* DIRECTIVE:
Return the listing below exactly, with the pictures dropped.

* SUPPLIED MATERIAL:
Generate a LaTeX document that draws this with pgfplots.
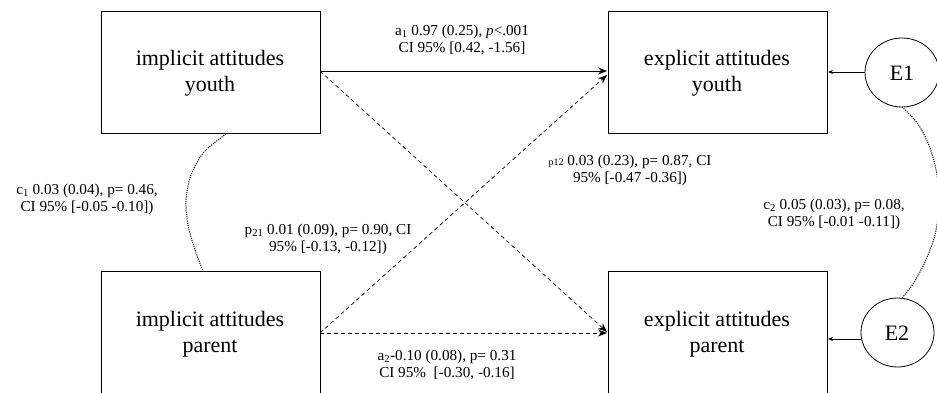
\documentclass[border=0pt]{standalone}
\usepackage{pgfplots}
\pgfplotsset{compat=1.18}
\usepackage{fontspec}
\setmainfont{Liberation Serif}
\usetikzlibrary{arrows.meta}
\newcommand{\sm}{\fontsize{15.2}{17}\selectfont}
\newcommand{\bg}{\fontsize{22}{26}\selectfont}
\begin{document}
\begin{tikzpicture}
\begin{axis}[width=937pt,height=393pt,scale only axis,
  xmin=0,xmax=937,ymin=0,ymax=393,y dir=reverse,hide axis,clip=true]
% boxes
\addplot[black,line width=0.8pt,no marks] coordinates {(101,11)(320,11)(320,133)(101,133)(101,11)};
\addplot[black,line width=0.8pt,no marks] coordinates {(608,11)(827,11)(827,133)(608,133)(608,11)};
\addplot[black,line width=0.8pt,no marks] coordinates {(101,420)(101,271)(320,271)(320,420)};
\addplot[black,line width=0.8pt,no marks] coordinates {(608,420)(608,271)(827,271)(827,420)};
% error ellipses
\draw[line width=0.8pt] (axis cs:902,72.5) ellipse [x radius=37pt, y radius=34.5pt];
\draw[line width=0.8pt] (axis cs:897.5,332.5) ellipse [x radius=36.5pt, y radius=34.5pt];
% paths
\addplot[black,line width=0.8pt,no marks,-{Stealth[length=9pt,width=7pt,inset=3pt]}] coordinates {(320,71)(607,71)};
\addplot[black,line width=0.7pt,no marks,dash pattern=on 4pt off 3pt,-{Stealth[length=9pt,width=7pt,inset=3pt]}] coordinates {(320,71)(607,332)};
\addplot[black,line width=0.7pt,no marks,dash pattern=on 4pt off 3pt,-{Stealth[length=9pt,width=7pt,inset=3pt]}] coordinates {(320,333)(607,75)};
\addplot[black,line width=0.7pt,no marks,dash pattern=on 4pt off 3pt,-{Stealth[length=9pt,width=7pt,inset=3pt]}] coordinates {(320,333)(607,333)};
\addplot[black,line width=0.8pt,no marks,-{Stealth[length=5pt,width=4pt,inset=1.5pt]}] coordinates {(865,72)(828,72)};
\addplot[black,line width=0.8pt,no marks,-{Stealth[length=5pt,width=4pt,inset=1.5pt]}] coordinates {(861,339)(828,339)};
% covariances
\addplot[black,line width=1pt,no marks,smooth,dash pattern=on 1.1pt off 1.1pt] coordinates {(226,134)(204,152)(191,175)(186,200)(188,225)(195,250)(203,271)};
\addplot[black,line width=1pt,no marks,smooth,dash pattern=on 1.1pt off 1.1pt] coordinates {(902,107)(918,124)(930,148)(937,175)(939,205)(935,235)(925,262)(913,284)(902,298)};
% box labels
\node[align=center,font=\bg] at (axis cs:210,73) {implicit attitudes\\youth};
\node[align=center,font=\bg] at (axis cs:717,73) {explicit attitudes\\youth};
\node[align=center,font=\bg] at (axis cs:210,334) {implicit attitudes\\parent};
\node[align=center,font=\bg] at (axis cs:717,334) {explicit attitudes\\parent};
\node[font=\bg] at (axis cs:902,73) {E1};
\node[font=\bg] at (axis cs:897,333) {E2};
% path labels
\node[align=center,font=\sm] at (axis cs:462,40) {a\textsubscript{1} 0.97 (0.25), \textit{p}<.001\\CI 95\% [0.42, -1.56]};
\node[align=center,font=\sm] at (axis cs:630,170) {{\fontsize{10}{10}\selectfont p12} 0.03 (0.23), p= 0.87, CI\\95\% [-0.47 -0.36])};
\node[align=center,font=\sm] at (axis cs:328,239) {p\textsubscript{21} 0.01 (0.09), p= 0.90, CI\\95\% [-0.13, -0.12])};
\node[align=center,font=\sm] at (axis cs:447,365) {a\textsubscript{2}-0.10 (0.08), p= 0.31\\CI 95\%~~[-0.30, -0.16]};
\node[align=center,font=\sm] at (axis cs:87,199) {c\textsubscript{1} 0.03 (0.04), p= 0.46,\\CI 95\% [-0.05 -0.10])};
\node[align=center,font=\sm] at (axis cs:834,214) {c\textsubscript{2} 0.05 (0.03), p= 0.08,\\CI 95\% [-0.01 -0.11])};
\end{axis}
\pgfresetboundingbox
\useasboundingbox (current axis.south west) rectangle (current axis.north east);
\end{tikzpicture}
\end{document}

* RESPONSE FOR THIS EXERCISE:
Generate a LaTeX document that draws this with pgfplots.
\documentclass[border=0pt]{standalone}
\usepackage{pgfplots}
\pgfplotsset{compat=1.18}
\usepackage{fontspec}
\setmainfont{Liberation Serif}
\usetikzlibrary{arrows.meta}
\newcommand{\sm}{\fontsize{15.2}{17}\selectfont}
\newcommand{\bg}{\fontsize{22}{26}\selectfont}
\begin{document}
\begin{tikzpicture}
\begin{axis}[width=937pt,height=393pt,scale only axis,
  xmin=0,xmax=937,ymin=0,ymax=393,y dir=reverse,hide axis,clip=true]
% boxes
\addplot[black,line width=0.8pt,no marks] coordinates {(101,11)(320,11)(320,133)(101,133)(101,11)};
\addplot[black,line width=0.8pt,no marks] coordinates {(608,11)(827,11)(827,133)(608,133)(608,11)};
\addplot[black,line width=0.8pt,no marks] coordinates {(101,420)(101,271)(320,271)(320,420)};
\addplot[black,line width=0.8pt,no marks] coordinates {(608,420)(608,271)(827,271)(827,420)};
% error ellipses
\draw[line width=0.8pt] (axis cs:902,72.5) ellipse [x radius=37pt, y radius=34.5pt];
\draw[line width=0.8pt] (axis cs:897.5,332.5) ellipse [x radius=36.5pt, y radius=34.5pt];
% paths
\addplot[black,line width=0.8pt,no marks,-{Stealth[length=9pt,width=7pt,inset=3pt]}] coordinates {(320,71)(607,71)};
\addplot[black,line width=0.7pt,no marks,dash pattern=on 4pt off 3pt,-{Stealth[length=9pt,width=7pt,inset=3pt]}] coordinates {(320,71)(607,332)};
\addplot[black,line width=0.7pt,no marks,dash pattern=on 4pt off 3pt,-{Stealth[length=9pt,width=7pt,inset=3pt]}] coordinates {(320,333)(607,75)};
\addplot[black,line width=0.7pt,no marks,dash pattern=on 4pt off 3pt,-{Stealth[length=9pt,width=7pt,inset=3pt]}] coordinates {(320,333)(607,333)};
\addplot[black,line width=0.8pt,no marks,-{Stealth[length=5pt,width=4pt,inset=1.5pt]}] coordinates {(865,72)(828,72)};
\addplot[black,line width=0.8pt,no marks,-{Stealth[length=5pt,width=4pt,inset=1.5pt]}] coordinates {(861,339)(828,339)};
% covariances
\addplot[black,line width=1pt,no marks,smooth,dash pattern=on 1.1pt off 1.1pt] coordinates {(226,134)(204,152)(191,175)(186,200)(188,225)(195,250)(203,271)};
\addplot[black,line width=1pt,no marks,smooth,dash pattern=on 1.1pt off 1.1pt] coordinates {(902,107)(918,124)(930,148)(937,175)(939,205)(935,235)(925,262)(913,284)(902,298)};
% box labels
\node[align=center,font=\bg] at (axis cs:210,73) {implicit attitudes\\youth};
\node[align=center,font=\bg] at (axis cs:717,73) {explicit attitudes\\youth};
\node[align=center,font=\bg] at (axis cs:210,334) {implicit attitudes\\parent};
\node[align=center,font=\bg] at (axis cs:717,334) {explicit attitudes\\parent};
\node[font=\bg] at (axis cs:902,73) {E1};
\node[font=\bg] at (axis cs:897,333) {E2};
% path labels
\node[align=center,font=\sm] at (axis cs:462,40) {a\textsubscript{1} 0.97 (0.25), \textit{p}<.001\\CI 95\% [0.42, -1.56]};
\node[align=center,font=\sm] at (axis cs:630,170) {{\fontsize{10}{10}\selectfont p12} 0.03 (0.23), p= 0.87, CI\\95\% [-0.47 -0.36])};
\node[align=center,font=\sm] at (axis cs:328,239) {p\textsubscript{21} 0.01 (0.09), p= 0.90, CI\\95\% [-0.13, -0.12])};
\node[align=center,font=\sm] at (axis cs:447,365) {a\textsubscript{2}-0.10 (0.08), p= 0.31\\CI 95\%~~[-0.30, -0.16]};
\node[align=center,font=\sm] at (axis cs:87,199) {c\textsubscript{1} 0.03 (0.04), p= 0.46,\\CI 95\% [-0.05 -0.10])};
\node[align=center,font=\sm] at (axis cs:834,214) {c\textsubscript{2} 0.05 (0.03), p= 0.08,\\CI 95\% [-0.01 -0.11])};
\end{axis}
\pgfresetboundingbox
\useasboundingbox (current axis.south west) rectangle (current axis.north east);
\end{tikzpicture}
\end{document}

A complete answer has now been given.